# Cross Sport & 2021 Atlas chrome key parts



## mhjett (Oct 16, 2000)

I'm curious if anyone knows whether the chrome caps on the keys for the Cross Sport and 2021 Atlas are available as spare parts and/or if there's a way to update an older all-black plastic key to look like the new ones. 

I've always thought the keys to our Atlas didn't fit the price of the car and felt light and cheap. 

I spent some time with the parts guy at my local dealership yesterday but don't think he fully understood what I wast trying to do. VW's online retail parts catalog doesn't cover these cars yet so I can't do my own research (yet). 

:beer:


----------



## VWGuy (Nov 2, 1999)

Do you mean 5G0837599E?


----------



## mhjett (Oct 16, 2000)

No, that fits the flip key. I bought a 5GO-837-599-A and it doesn't fit.

The 2021 Atlas key has chrome caps, but I'm pretty sure it's the same non-flip-style key as earlier Atlases.


----------



## VWGuy (Nov 2, 1999)

mhjett said:


> No, that fits the flip key. I bought a 5GO-837-599-A and it doesn't fit.
> 
> The 2021 Atlas key has chrome caps, but I'm pretty sure it's the same non-flip-style key as earlier Atlases.


I see two keys listed for the 2021 Atlas:

- 5G6 959 752BG/CT
- 3G0 959 752AM/CA

What's the part number on your key?


----------



## mhjett (Oct 16, 2000)

My key (2018 SEL R-Line) is 3G0.959.754.T (all black).

Just pulled my key apart. The top cap (with the VW logo on it) has no part number. The bottom cap (for the key ring) is held on by a tiny Torx screw (smaller than T10) and I don't have a small enough bit to take it off and see if that cap has its own part number (but I'm guessing it doesn't).

The big question is whether a chrome/metal version of the key ring cap exists in VW parts land.


----------



## mhjett (Oct 16, 2000)

VWGuy said:


> I see two keys listed for the 2021 Atlas:
> 
> - 5G6 959 752BG/CT
> - 3G0 959 752AM/CA
> ...


Looks like the 5G0 is the flip key and 3G0 is the non-flip key - consistent with my all black non-flip key being a 3G0.

Looks like 3G0 959 752 AM/CA might be the one with the look I'm shooting for, but a Google search doesn't show anything for it. Can you see price/availability? I wonder if I could buy this and swap the electronics from mine into it...


----------



## VWGuy (Nov 2, 1999)

mhjett said:


> Looks like the 5G0 is the flip key and 3G0 is the non-flip key - consistent with my all black non-flip key being a 3G0.
> 
> Looks like 3G0 959 752 AM/CA might be the one with the look I'm shooting for, but a Google search doesn't show anything for it. Can you see price/availability? I wonder if I could buy this and swap the electronics from mine into it...


I can't see pricing or availability, but I can tell you that the 3G0959752AM is used in the 2019+ Arteon, 2018+ Atlas, and 2020+ Atlas Cross Sport. Same with 3G0959752CA. These are 3 button remotes.

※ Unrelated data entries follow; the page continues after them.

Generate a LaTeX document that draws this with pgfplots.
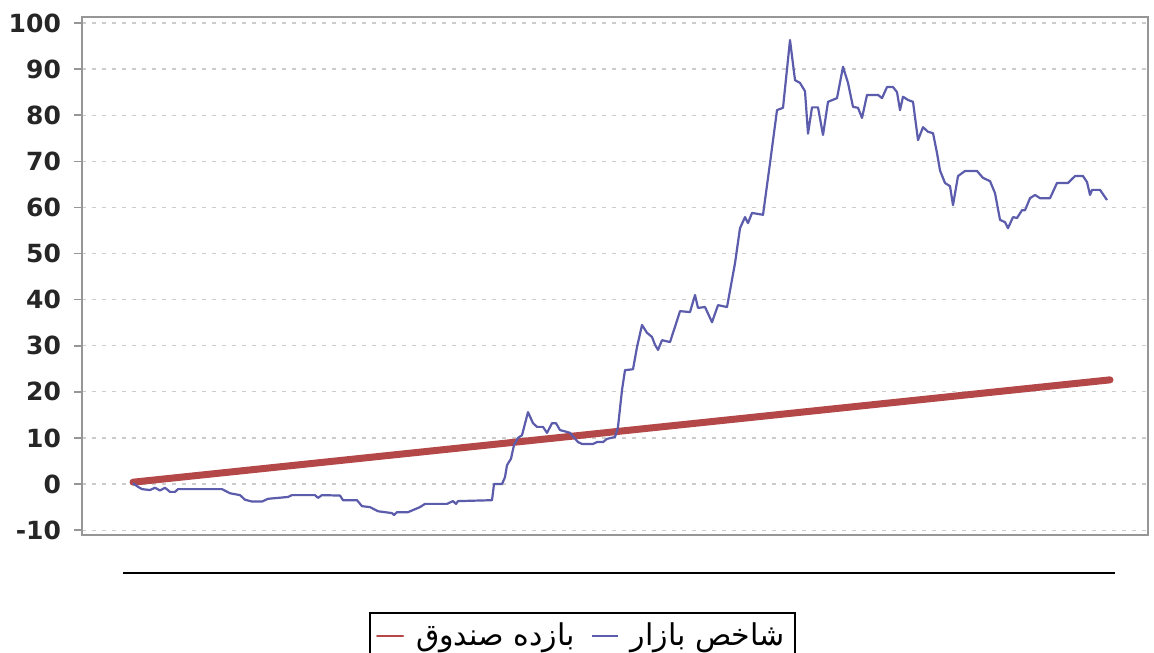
\documentclass[border=0pt]{standalone}
\usepackage{fontspec}
\setmainfont{DejaVu Sans}
\newfontfamily\arabicfont[Script=Arabic]{DejaVu Sans}
\usepackage{pgfplots}
\pgfplotsset{compat=1.18}
\TeXXeTstate=1

\definecolor{marketblue}{RGB}{92,92,172}
\definecolor{fundred}{RGB}{180,72,72}
\definecolor{framegray}{RGB}{150,150,150}

\pgfplotstableread{
x y
133 0.2
138 -0.6
142 -1.1
150 -1.3
155 -0.8
160 -1.4
165 -0.8
170 -1.7
175 -1.7
178 -1.1
222 -1.1
230 -2.0
240 -2.4
245 -3.4
252 -3.8
262 -3.8
268 -3.2
288 -2.8
292 -2.4
315 -2.4
318 -3.0
322 -2.4
340 -2.5
343 -3.5
357 -3.5
362 -4.8
370 -5.0
378 -5.9
392 -6.3
394 -6.7
397 -6.1
408 -6.1
420 -5.0
425 -4.3
447 -4.3
453 -3.7
456 -4.3
458 -3.7
492 -3.5
494 0
502 0
505 1.5
507 4.1
511 5.5
514 8.5
518 10
522 10.6
528 15.6
533 13.2
537 12.4
543 12.4
547 11.1
552 13.2
556 13.2
560 11.7
567 11.3
570 11.1
578 9.1
582 8.7
593 8.7
597 9.1
603 9.1
607 9.8
615 10.2
618 12.4
622 20.4
625 24.7
633 24.9
637 29.7
642 34.5
647 32.8
652 31.9
655 30.2
658 29.1
662 31.2
670 30.8
675 34.1
680 37.5
690 37.3
695 41.0
698 38.2
705 38.4
712 35.1
718 38.8
727 38.4
735 47.9
740 55.5
745 57.9
748 56.6
752 58.8
763 58.4
770 69.6
777 81.1
783 81.6
790 96.3
795 87.6
800 87.0
805 85.2
808 76.0
812 81.7
818 81.7
823 75.7
828 82.9
837 83.7
843 90.5
848 87.0
853 81.8
858 81.6
862 79.4
867 84.4
878 84.4
882 83.7
887 86.1
893 86.1
897 85.0
900 81.1
903 84.0
908 83.3
913 82.9
918 74.6
923 77.4
928 76.4
933 76.1
937 71.8
940 68.0
945 65.3
950 64.6
953 60.5
958 66.8
965 67.9
977 67.9
983 66.4
990 65.7
995 63.1
1000 57.3
1005 56.8
1008 55.5
1013 57.9
1017 57.7
1022 59.4
1025 59.4
1030 62.0
1035 62.7
1040 62.0
1050 62.0
1057 65.3
1068 65.3
1075 66.8
1083 66.8
1087 65.5
1090 62.7
1092 63.8
1100 63.8
1107 61.6
}\markettable

\pgfplotstableread{
x y
133 0.4
1110 22.6
}\fundtable

\begin{document}
\begin{tikzpicture}
\fill[white] (-41pt,-58.5pt) rectangle (536pt,267.5pt);
\useasboundingbox (-41pt,-58.5pt) rectangle (536pt,267.5pt);
\clip (-41pt,-58.5pt) rectangle (536pt,267.5pt);
\begin{axis}[
    scale only axis,
    width=533pt,
    height=259pt,
    xmin=82, xmax=1148,
    ymin=-11.05, ymax=101.3,
    xtick=\empty,
    ytick={-10,0,10,20,30,40,50,60,70,80,90,100},
    ytick pos=left,
    ytick align=outside,
    major tick length=4pt,
    tick style={draw=framegray, line width=0.8pt},
    axis line style={draw=framegray, line width=0.9pt},
    ymajorgrids=true,
    major grid style={draw=gray!40, line width=0.6pt, dash pattern=on 2pt off 3pt},
    /pgf/number format/assume math mode=true,
    yticklabel style={font=\bfseries\fontsize{12.5}{14}\selectfont, text=black!85, xshift=-3pt},
    legend columns=2,
    legend style={
        at={(axis description cs:0.4695,-0.1486)}, anchor=north,
        draw=black, line width=1pt,
        font=\fontsize{15}{18}\selectfont,
        inner xsep=3pt, inner ysep=3pt,
        /tikz/every odd column/.append style={column sep=4pt},
        /tikz/every even column/.append style={column sep=6pt},
    },
    legend image code/.code={\draw[#1, line width=1pt] (0pt,0pt) -- (13pt,0pt);},
]
\addplot[fundred, line width=3.5pt, line cap=round] table[x=x, y=y] {\fundtable};
\addlegendentry{\arabicfont\beginR بازده صندوق\endR}
\addplot[marketblue, line width=1.1pt, line join=round] table[x=x, y=y] {\markettable};
\addlegendentry{\arabicfont\beginR شاخص بازار\endR}
\end{axis}
\draw[black, line width=1pt] (20.5pt,-19pt) -- (516.5pt,-19pt);
\end{tikzpicture}
\end{document}
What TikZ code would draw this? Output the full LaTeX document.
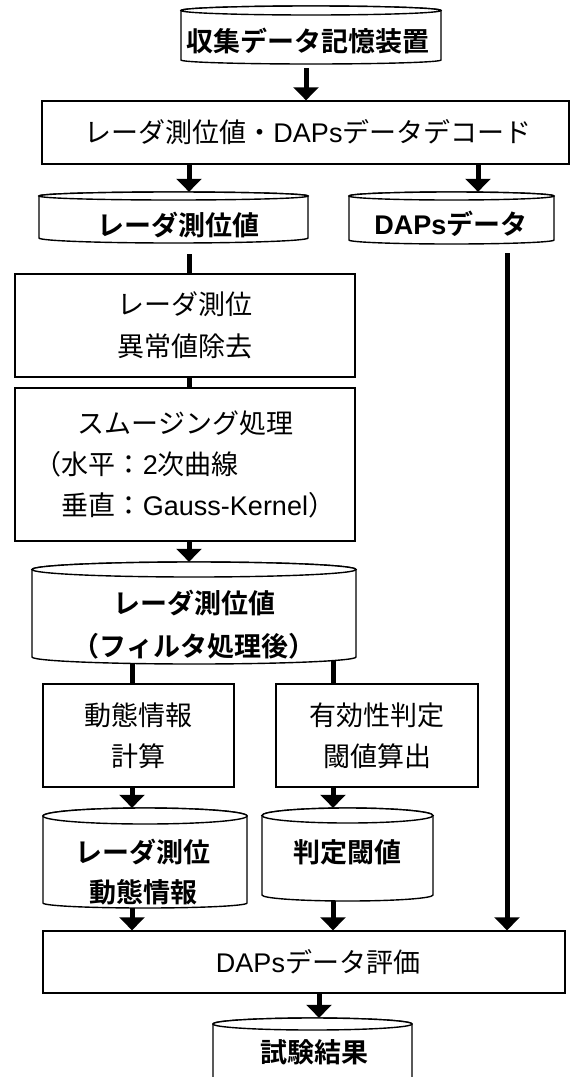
\documentclass[tikz,border=0pt]{standalone}
\usepackage{fontspec}
\setmainfont{Liberation Sans}
\newfontfamily\jp{Noto Sans CJK JP}[BoldFont={Noto Sans CJK JP Bold}]
\usetikzlibrary{arrows.meta,backgrounds}
\newcommand\J[1]{{\jp #1}}
% #1 name, #2 x1, #3 x2, #4 y top, #5 y sides bottom, #6 top ry, #7 bottom ry
\newcommand\cylshape[7]{%
  \pgfmathsetmacro\cylcx{(#2+#3)/2}%
  \pgfmathsetmacro\cylrx{(#3-#2)/2}%
  \pgfmathsetmacro\cylcy{#4+#6}%
  \pgfmathsetmacro\cylw{#3-#2}%
  \pgfmathsetmacro\cylh{#5+#7-#4}%
  \pgfmathsetmacro\cylmy{(#4+#5+#7)/2}%
  \path[cylline] (#2,\cylcy) -- (#2,#5)
     arc[start angle=180,end angle=360,x radius=\cylrx pt,y radius=#7pt]
     -- (#3,\cylcy)
     arc[start angle=0,end angle=180,x radius=\cylrx pt,y radius=#6pt] -- cycle;
  \draw[cylline] (\cylcx,\cylcy) ellipse[x radius=\cylrx pt,y radius=#6pt];
  \node[cylnode,minimum width=\cylw pt,minimum height=\cylh pt] (#1) at (\cylcx,\cylmy) {};
}
\begin{document}
\begin{tikzpicture}[x=1pt,y=-1pt,
  cylline/.style={line width=1.4pt,draw=black,fill=white},
  cylnode/.style={rectangle,inner sep=0pt,draw=none},
  boxnode/.style={rectangle,draw=black,line width=1.4pt,fill=white,inner sep=0pt,align=center,font=\fontsize{27}{42}\selectfont},
  txt/.style={inner sep=0pt,align=center,font=\fontsize{27}{42}\selectfont},
  btxt/.style={inner sep=0pt,align=center,font=\fontsize{27}{42}\selectfont\bfseries},
  conn/.style={line width=5pt,draw=black},
  arr/.style={conn,-{Triangle[width=25pt,length=13pt]}},
]
\useasboundingbox (0,0) rectangle (572,1077);
\clip (0,0) rectangle (572,1077);

% cylinders
\cylshape{store}{181}{441}{6}{60}{4.5}{4}
\node[btxt] (store-t) at (308,41) {\J{収集データ記憶装置}};

\cylshape{radar}{39}{308}{192}{238}{4}{5}
\node[btxt] (radar-t) at (178,225) {\J{レーダ測位値}};

\cylshape{daps}{349}{554}{192}{240}{4}{4}
\node[btxt] (daps-t) at (451,224) {DAPs\J{データ}};

\cylshape{filt}{32}{356}{562}{657}{7.5}{7}
\node[btxt,font=\fontsize{27}{43}\selectfont\bfseries] (filt-t) at (194,624.5) {\J{レーダ測位値}\\\J{（フィルタ処理後）}};

\cylshape{dyn}{43}{247}{808}{903}{8}{5}
\node[btxt,font=\fontsize{27}{40}\selectfont\bfseries] (dyn-t) at (143,872) {\J{レーダ測位}\\\J{動態情報}};

\cylshape{thr}{262}{433}{808}{895}{7.5}{6}
\node[btxt] (thr-t) at (347,852) {\J{判定閾値}};

\cylshape{res}{213}{412}{1018}{1095}{6}{6}
\node[btxt] (res-t) at (314,1052) {\J{試験結果}};

% boxes
\node[boxnode,minimum width=527pt,minimum height=63pt] (dec) at (305.5,132.5)
  {\hspace*{5pt}\J{レーダ測位値・}DAPs\J{データデコード}};
\node[boxnode,minimum width=340pt,minimum height=103pt] (outl) at (185,325.5)
  {\J{レーダ測位}\\\J{異常値除去}};
\node[boxnode,minimum width=340pt,minimum height=153pt,align=left,font=\fontsize{27}{41}\selectfont] (smooth) at (185,464.5)
  {\hspace*{43pt}\J{スムージング処理}\\\J{（水平：}2\J{次曲線}\\\J{　垂直：}Gauss-Kernel\J{）}};
\node[boxnode,minimum width=191pt,minimum height=103pt,font=\fontsize{27}{41}\selectfont] (dynbox) at (138.5,735.5)
  {\J{動態情報}\\\J{計算}};
\node[boxnode,minimum width=202pt,minimum height=103pt,font=\fontsize{27}{41}\selectfont] (valbox) at (377,735.5)
  {\J{有効性判定}\\\J{閾値算出}};
\node[boxnode,minimum width=522pt,minimum height=62pt] (eval) at (304,962)
  {\hspace*{28pt}DAPs\J{データ評価}};

% column coordinates
\coordinate (cG) at (306,0);
\coordinate (cA) at (189,0);
\coordinate (cB) at (478,0);
\coordinate (cC) at (507,0);
\coordinate (cD) at (132,0);
\coordinate (cE) at (333,0);
\coordinate (cF) at (319,0);

\begin{scope}[on background layer]
\draw[arr,shorten <=4pt] (store.south -| cG) -- (dec.north -| cG);
\draw[arr] (dec.south -| cA) -- (radar.north -| cA);
\draw[arr] (dec.south -| cB) -- (daps.north -| cB);
\draw[conn,shorten <=11pt] (radar.south -| cA) -- (outl.north -| cA);
\draw[conn] (outl.south -| cA) -- (smooth.north -| cA);
\draw[arr] (smooth.south -| cA) -- (filt.north -| cA);
\draw[conn] (filt.center -| cD) -- (dynbox.north -| cD);
\draw[conn] (filt.center -| cE) -- (valbox.north -| cE);
\draw[arr] (dynbox.south -| cD) -- (dyn.north -| cD);
\draw[arr] (valbox.south -| cE) -- (thr.north -| cE);
\draw[arr] (dyn.center -| cD) -- (eval.north -| cD);
\draw[arr] (thr.center -| cE) -- (eval.north -| cE);
\draw[arr,shorten <=9pt] (daps.south -| cC) -- (eval.north -| cC);
\draw[arr] (eval.south -| cF) -- (res.north -| cF);
\end{scope}
\end{tikzpicture}
\end{document}
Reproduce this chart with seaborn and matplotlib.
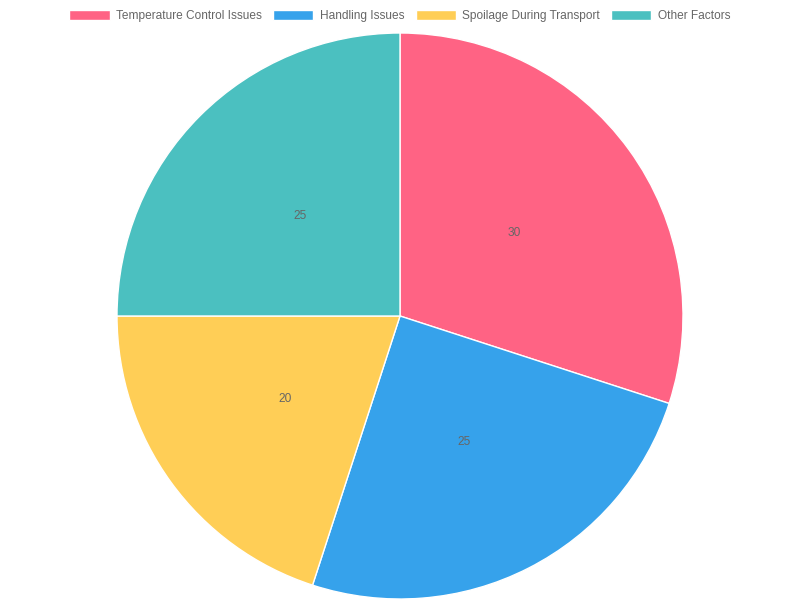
import matplotlib
matplotlib.use("Agg")
import matplotlib.pyplot as plt
from matplotlib.patches import Patch
import seaborn as sns

# data
labels = ['Temperature Control Issues', 'Handling Issues', 'Spoilage During Transport', 'Other Factors']
values = [30, 25, 20, 25]
colors = ['#FF6384', '#36A2EB', '#FFCE56', '#4BC0C0']

sns.set_theme(style="white")
plt.rcParams['font.family'] = ['Liberation Sans', 'DejaVu Sans']

fig = plt.figure(figsize=(8, 6), dpi=100)
r_px = 283
cx, cy = 400, 316
ax = fig.add_axes([(cx - r_px) / 800, (600 - cy - r_px) / 600, 2 * r_px / 800, 2 * r_px / 600])

wedges, texts = ax.pie(values, colors=colors, startangle=90, counterclock=False,
                       labels=[str(v) for v in values], labeldistance=0.5,
                       wedgeprops=dict(edgecolor='white', linewidth=1),
                       textprops=dict(color='#666666', fontsize=8.6, ha='center', va='center'))
ax.set_aspect('equal')
ax.set_xlim(-1, 1)
ax.set_ylim(-1, 1)

handles = [Patch(facecolor=c, edgecolor='white', linewidth=1) for c in colors]
leg = fig.legend(handles, labels, loc='center', bbox_to_anchor=(0.5, 1 - 16 / 600), ncol=4,
                 frameon=False, fontsize=8.6, handlelength=3.35, handleheight=1.0,
                 handletextpad=0.55, columnspacing=0.95, labelcolor='#666666')

fig.savefig('out.png', dpi=100)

There is a 4 button (3G0959752AQ or 3G0959752CB) version, used in the same vehicles (2019+ Arteon, 2018+ Atlas, and 2020+ Atlas Cross Sport.)

All 3G0 part numbers have a color code DTB: satin black/bright chrome.

All 3G0 part numbers do not appear to have any replaceable pieces on them, aside from the battery and VW logo.


----------



## mhjett (Oct 16, 2000)

Thanks for the info. Since I've got a 4-button remote, maybe it's 3G0959752AQ or 3G0959752CB.

I did waste considerable time on AliExpress earlier and couldn't come up with anything other than the chrome cap for the flip key. 

The search continues....


----------



## mattcony (Apr 25, 2006)

I wanted to post about this also, I have a 2020 with the basic black key and would really like to switch it or at least the bottom part if possible.

Here is a picture then I grabbed from a Facebook page of both side by side if it helps https://ibb.co/WyTdkVC

Cheers
Matt


----------



## mhjett (Oct 16, 2000)

Thanks for the photo -- 










Ideally it'd be great if both chrome caps are available as separate parts. If not, it might be possible to buy a new key and either swap the chrome bits to your existing key or swap your existing electronics over to the new key shell.


----------



## mhjett (Oct 16, 2000)

The mystery of the OEM VW chrome key caps remains unsolved, but I did buy a replacement MQB key body with chrome caps off AliExpress and just swapped them over to my Atlas key. The AliExpress key isn't OEM VW but it's surprisingly close and was only $13. And the chrome caps are both metal and pretty decent quality. Decent enough that I put them on my key and just ordered another for my wife's key. 

Photos to come soon...


----------



## Pun_0013 (Mar 4, 2020)

Do you have link to the Key fob to you order?


----------



## mhjett (Oct 16, 2000)

Pun_0013 said:


> Do you have link to the Key fob to you order?


https://www.aliexpress.com/item/4001025573812.html?spm

Since the caps are metal, they add a nice heft to the key. I always thought the Atlas key looked and felt a little cheap for what the car is.


----------



## mhjett (Oct 16, 2000)

Here's the real key (background) and the AliExpress key body (foreground) - note that the plastic cover in the middle is popped up already:










Key body disassembled (note it's a three-button with no panic button, versus my four-button, but that didn't matter):










Inside the key body, complete with fake circuit board:










Inside the real key:










Swapping caps:










Real key with chromed metal caps installed:










Finished product:



















I'm happy with it for the $13 it cost. Like I mentioned, the caps are actual chromed metal, so they feel nice and give the key a nice heft. Finish is OK and looks like it could be OEM from any more than a few inches away. Time will tell how durable the chrome is.


----------